What this task involves
Copy exactly the lines from the one containing "Write the React, TypeScript" through the one containing "const leftTicks = [0.2, 0.3, 0.4, 0.5, 0.6, 0.7, 0.8, 0.9];", both included, and leave out any pictures.

Rows
━━━━━━━━━━━━━━━━━━━━━━━━━━━━━━

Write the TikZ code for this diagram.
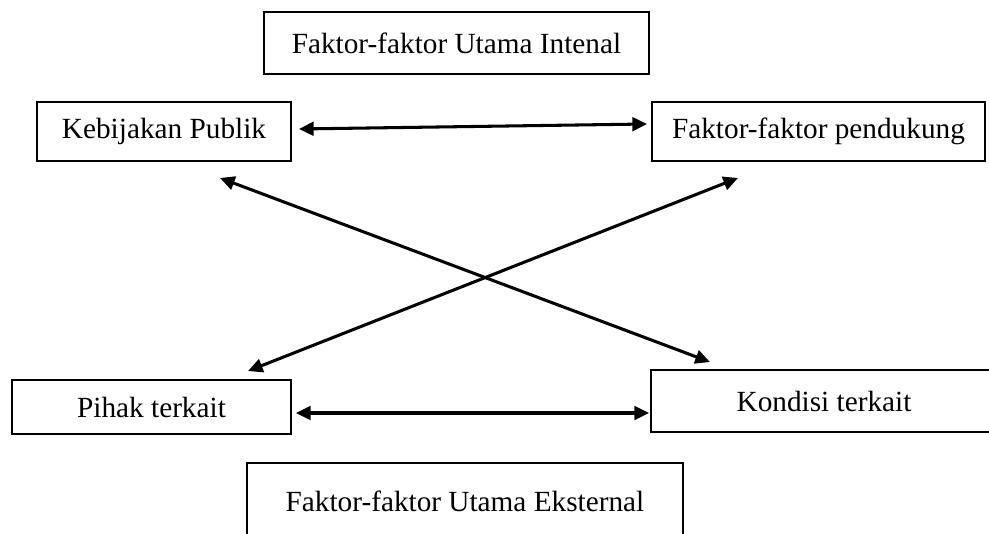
\documentclass[tikz,border=0pt]{standalone}
\usepackage{fontspec}
\setmainfont{Liberation Serif}
\usetikzlibrary{arrows.meta}
\def\px{0.41pt}
\tikzset{
  kotak/.style={draw, line width=0.8pt, inner sep=0pt, font=\fontsize{12}{14}\selectfont},
  panah/.style={{Triangle[length=6pt,width=5.6pt]}-{Triangle[length=6pt,width=5.6pt]}, line width=1.25pt}
}
\begin{document}
\begin{tikzpicture}[x=\px, y=-\px]
            \useasboundingbox (0, 0) rectangle (989, 534);
            \clip (0, 0) rectangle (989, 534);
            % faktor internal
            \node[kotak, minimum width=385*\px, minimum height=62*\px] (internal) at (456.5, 43) {Faktor-faktor Utama Intenal};
            \node[kotak, minimum width=254*\px, minimum height=59*\px] (kebijakan) at (164, 131.5) {Kebijakan Publik};
            \node[kotak, minimum width=333*\px, minimum height=59*\px] (pendukung) at (818.5, 131.5) {Faktor-faktor pendukung};
            % faktor eksternal
            \node[kotak, minimum width=279*\px, minimum height=54*\px] (pihak) at (151.5, 407) {Pihak terkait};
            \node[kotak, minimum width=346*\px, minimum height=62*\px] (kondisi) at (824, 401) {Kondisi terkait};
            \node[kotak, minimum width=436*\px, minimum height=82*\px, text height=49*\px, text depth=33*\px] (eksternal) at (465, 504) {Faktor-faktor Utama Eksternal};
            % hubungan
            \draw[panah] ([shift={(7, -2.5)}]kebijakan.east) -- ([shift={(-4, -7.5)}]pendukung.west);
            \draw[panah] ([shift={(4, 6)}]pihak.east) -- ([shift={(-1, 12)}]kondisi.west);
            \draw[panah] ([shift={(56, 16)}]kebijakan.south) -- ([shift={(-114, -7)}]kondisi.north);
            \draw[panah] ([shift={(-80.5, 16)}]pendukung.south) -- ([shift={(96.5, -8)}]pihak.north);
          \end{tikzpicture}
\end{document}
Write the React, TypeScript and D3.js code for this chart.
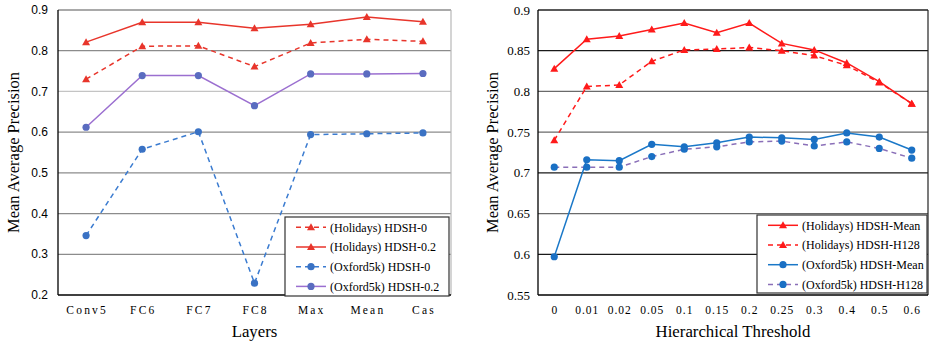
import React from 'react';
import * as d3 from 'd3';

// left panel: layers
const layers = ['Conv5', 'FC6', 'FC7', 'FC8', 'Max', 'Mean', 'Cas'];
const holidays0 = [0.730, 0.811, 0.812, 0.761, 0.819, 0.828, 0.823];
const holidays02 = [0.821, 0.870, 0.870, 0.855, 0.865, 0.883, 0.871];
const oxford0 = [0.346, 0.558, 0.601, 0.229, 0.594, 0.596, 0.598];
const oxford02 = [0.612, 0.739, 0.739, 0.665, 0.743, 0.743, 0.744];
const leftTicks = [0.2, 0.3, 0.4, 0.5, 0.6, 0.7, 0.8, 0.9];

// right panel: hierarchical threshold
const thresholds = ['0', '0.01', '0.02', '0.05', '0.1', '0.15', '0.2', '0.25', '0.3', '0.4', '0.5', '0.6'];
const holidaysMean = [0.828, 0.864, 0.868, 0.876, 0.884, 0.872, 0.884, 0.859, 0.851, 0.835, 0.812, 0.785];
const holidaysH128 = [0.740, 0.806, 0.808, 0.837, 0.851, 0.852, 0.854, 0.850, 0.844, 0.832, 0.811, 0.785];
const oxfordMean = [0.597, 0.716, 0.715, 0.735, 0.732, 0.737, 0.744, 0.743, 0.741, 0.749, 0.744, 0.728];
const oxfordH128 = [0.707, 0.707, 0.707, 0.720, 0.729, 0.732, 0.738, 0.739, 0.733, 0.738, 0.730, 0.718];
const rightTicks = [0.55, 0.6, 0.65, 0.7, 0.75, 0.8, 0.85, 0.9];

type Series = {
  name: string;
  values: number[];
  color: string;
  markerColor: string;
  dashed: boolean;
  marker: 'triangle' | 'circle';
};

const SERIF = "'Liberation Serif', 'Times New Roman', serif";
const SANS = "'Liberation Sans', Arial, sans-serif";

const Marker = ({ x, y, kind, color }: { x: number; y: number; kind: string; color: string }) => {
  if (kind === 'triangle') {
    const s = 4;
    return <path d={`M${x},${y - s}L${x + s},${y + s * 0.75}L${x - s},${y + s * 0.75}Z`} fill={color} />;
  }
  return <circle cx={x} cy={y} r={3.6} fill={color} />;
};

const Panel = (props: {
  left: number;
  right: number;
  top: number;
  bottom: number;
  categories: string[];
  domain: [number, number];
  ticks: number[];
  tickFmt: (v: number) => string;
  tickFont: string;
  tickSize: number;
  tickGap: number;
  series: Series[];
  xTitle: string;
  yTitleX: number;
  gridColor: (t: number) => string;
  topColor: string;
  borderColor: string;
  legend: { x: number; y: number; w: number; h: number };
  letterSpacing: number;
}) => {
  const { left, right, top, bottom, categories, domain, ticks, series, legend } = props;
  const x = d3.scalePoint<string>().domain(categories).range([left, right]).padding(0.5);
  const y = d3.scaleLinear().domain(domain).range([bottom, top]);
  const line = d3
    .line<number>()
    .x((_, i) => x(categories[i]) as number)
    .y((d) => y(d));

  return (
    <g>
      {ticks.map((t, i) => (
        <g key={t}>
          {i > 0 && i < ticks.length - 1 && (
            <line x1={left} x2={right} y1={y(t)} y2={y(t)} stroke={props.gridColor(t)} strokeWidth={1.2} />
          )}
          <text
            x={left - props.tickGap}
            y={y(t)}
            dy="0.35em"
            textAnchor="end"
            fontSize={props.tickSize}
            style={{ fontFamily: props.tickFont }}
          >
            {props.tickFmt(t)}
          </text>
        </g>
      ))}
      <line x1={left} x2={right} y1={top} y2={top} stroke={props.topColor} strokeWidth={1.3} />
      <line x1={right} x2={right} y1={top} y2={bottom} stroke={props.borderColor} strokeWidth={1.2} />
      <line x1={left} x2={left} y1={top} y2={bottom} stroke="#000" strokeWidth={1.3} />
      <line x1={left} x2={right} y1={bottom} y2={bottom} stroke="#000" strokeWidth={1.3} />
      {categories.map((c) => (
        <text
          key={c}
          x={(x(c) as number) + props.letterSpacing / 2}
          y={bottom + 15}
          dy="0.35em"
          textAnchor="middle"
          fontSize={11.5}
          letterSpacing={props.letterSpacing}
        >
          {c}
        </text>
      ))}
      <text x={(left + right) / 2} y={bottom + 36} dy="0.35em" textAnchor="middle" fontSize={16.8}>
        {props.xTitle}
      </text>
      <text
        transform={`translate(${props.yTitleX},${(top + bottom) / 2}) rotate(-90)`}
        textAnchor="middle"
        dy="0.35em"
        fontSize={16.5}
      >
        Mean Average Precision
      </text>
      {series.map((s) => (
        <g key={s.name}>
          <path
            d={line(s.values) || ''}
            fill="none"
            stroke={s.color}
            strokeWidth={1.5}
            strokeDasharray={s.dashed ? '5,4' : undefined}
          />
          {s.values.map((v, i) => (
            <Marker key={i} x={x(categories[i]) as number} y={y(v)} kind={s.marker} color={s.markerColor} />
          ))}
        </g>
      ))}
      <rect
        x={legend.x}
        y={legend.y}
        width={legend.w}
        height={legend.h}
        fill="#fff"
        stroke="#333"
        strokeWidth={1.2}
      />
      {series.map((s, i) => {
        const ly = legend.y + 10.3 + i * 19.7;
        const lx = legend.x + 11;
        return (
          <g key={s.name}>
            <line
              x1={lx}
              x2={lx + 30}
              y1={ly}
              y2={ly}
              stroke={s.color}
              strokeWidth={1.5}
              strokeDasharray={s.dashed ? '5,4' : undefined}
            />
            <Marker x={lx + 15} y={ly} kind={s.marker} color={s.markerColor} />
            <text x={lx + 34} y={ly} dy="0.35em" fontSize={12}>
              {s.name}
            </text>
          </g>
        );
      })}
    </g>
  );
};

const App = () => {
  const leftSeries: Series[] = [
    { name: '(Holidays) HDSH-0', values: holidays0, color: '#e8352b', markerColor: '#e8352b', dashed: true, marker: 'triangle' },
    { name: '(Holidays) HDSH-0.2', values: holidays02, color: '#e8352b', markerColor: '#e8352b', dashed: false, marker: 'triangle' },
    { name: '(Oxford5k) HDSH-0', values: oxford0, color: '#3a7bd0', markerColor: '#3a72c4', dashed: true, marker: 'circle' },
    { name: '(Oxford5k) HDSH-0.2', values: oxford02, color: '#9b6fd0', markerColor: '#5a6cc0', dashed: false, marker: 'circle' },
  ];
  const rightSeries: Series[] = [
    { name: '(Holidays) HDSH-Mean', values: holidaysMean, color: '#ff1a1a', markerColor: '#ff1a1a', dashed: false, marker: 'triangle' },
    { name: '(Holidays) HDSH-H128', values: holidaysH128, color: '#ff1a1a', markerColor: '#ff1a1a', dashed: true, marker: 'triangle' },
    { name: '(Oxford5k) HDSH-Mean', values: oxfordMean, color: '#1a78c8', markerColor: '#1a70c4', dashed: false, marker: 'circle' },
    { name: '(Oxford5k) HDSH-H128', values: oxfordH128, color: '#8a6fb8', markerColor: '#1a70c4', dashed: true, marker: 'circle' },
  ];

  return (
    <div style={{ position: 'absolute', left: 0, top: 0 }}>
      <svg width={930} height={345} style={{ display: 'block', background: '#fff', fontFamily: SERIF }}>
        <Panel
          left={58}
          right={451}
          top={10}
          bottom={295}
          categories={layers}
          domain={[0.2, 0.9]}
          ticks={leftTicks}
          tickFmt={(v) => d3.format('.1f')(v)}
          tickFont={SANS}
          tickSize={12}
          tickGap={10}
          series={leftSeries}
          xTitle="Layers"
          yTitleX={13}
          gridColor={(t) => (Math.abs(t - 0.7) < 1e-9 ? '#c4c4c4' : '#8c8c8c')}
          topColor="#8c8c8c"
          borderColor="#b8b8b8"
          legend={{ x: 285, y: 217, w: 164, h: 79 }}
          letterSpacing={2.2}
        />
        <Panel
          left={538}
          right={928}
          top={10}
          bottom={295}
          categories={thresholds}
          domain={[0.55, 0.9]}
          ticks={rightTicks}
          tickFmt={(v) => d3.format('')(+v.toFixed(2))}
          tickFont={SERIF}
          tickSize={13}
          tickGap={8}
          series={rightSeries}
          xTitle="Hierarchical Threshold"
          yTitleX={492}
          gridColor={(t) => ([0.85, 0.7, 0.6].some((g) => Math.abs(g - t) < 1e-9) ? '#1a1a1a' : '#6a6a6a')}
          topColor="#222"
          borderColor="#222"
          legend={{ x: 757, y: 215, w: 170, h: 78 }}
          letterSpacing={1}
        />
      </svg>
    </div>
  );
};

export default App;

━━━━━━━━━━━━━━━━━━━━━━━━━━━━━━

Correct answer
Write the React, TypeScript and D3.js code for this chart.
import React from 'react';
import * as d3 from 'd3';

// left panel: layers
const layers = ['Conv5', 'FC6', 'FC7', 'FC8', 'Max', 'Mean', 'Cas'];
const holidays0 = [0.730, 0.811, 0.812, 0.761, 0.819, 0.828, 0.823];
const holidays02 = [0.821, 0.870, 0.870, 0.855, 0.865, 0.883, 0.871];
const oxford0 = [0.346, 0.558, 0.601, 0.229, 0.594, 0.596, 0.598];
const oxford02 = [0.612, 0.739, 0.739, 0.665, 0.743, 0.743, 0.744];
const leftTicks = [0.2, 0.3, 0.4, 0.5, 0.6, 0.7, 0.8, 0.9];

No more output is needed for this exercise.